Tanaka, who now lives in Niiza near Tokyo, was born in 1932 in Manchuria, a region in present-day northeast China, and moved to Nagasaki in southwestern Japan after his father, who was in the military, died.
He was 13 and at home some 3.2 kilometers from the hypocenter when the United States dropped the atomic bomb on Nagasaki on Aug. 9, 1945.
While he did not suffer major injuries, he lost five family members, including an aunt he was close to, and says the images of burned bodies in the devastated city are etched in his memory.
After moving to Sendai in northeastern Japan to work as a researcher at Tohoku University, he joined Nihon Hidankyo in the 1970s. In addition to calling for the elimination of nuclear weapons, the movement requested and received government aid and compensation for hibakusha, or atomic bomb survivors.
Being in good health, Tanaka initially considered himself to be a witness of the bombing rather than a hibakusha and worked behind the scenes within the group, wanting to support those who suffered more than him.
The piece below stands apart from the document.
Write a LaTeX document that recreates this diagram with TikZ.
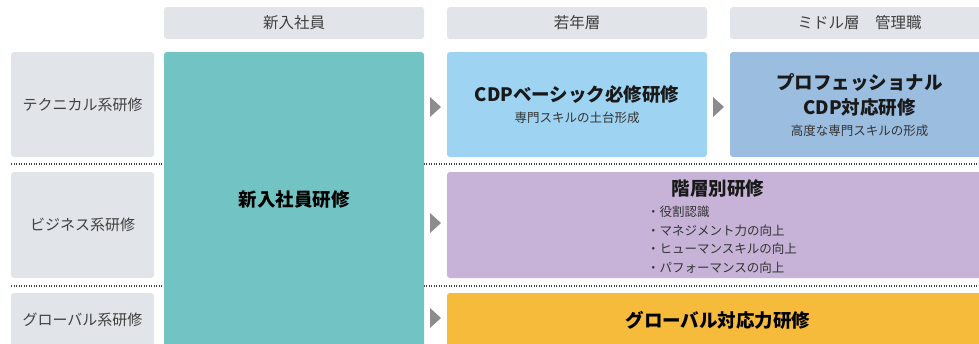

But he began telling his own experience as the number of hibakusha dwindled over the years.
He made a speech as a representative of hibakusha at the U.N. headquarters for the 2015 Review Conference of the Nuclear Non-Proliferation Treaty in New York.
Tanaka attended the Nobel Peace Prize award ceremony in Oslo in 2017 when the International Campaign to Abolish Nuclear Weapons was given the accolade for its efforts to achieve the Treaty on the Prohibition of Nuclear Weapons as Nihon Hidankyo pushed for adoption of the treaty.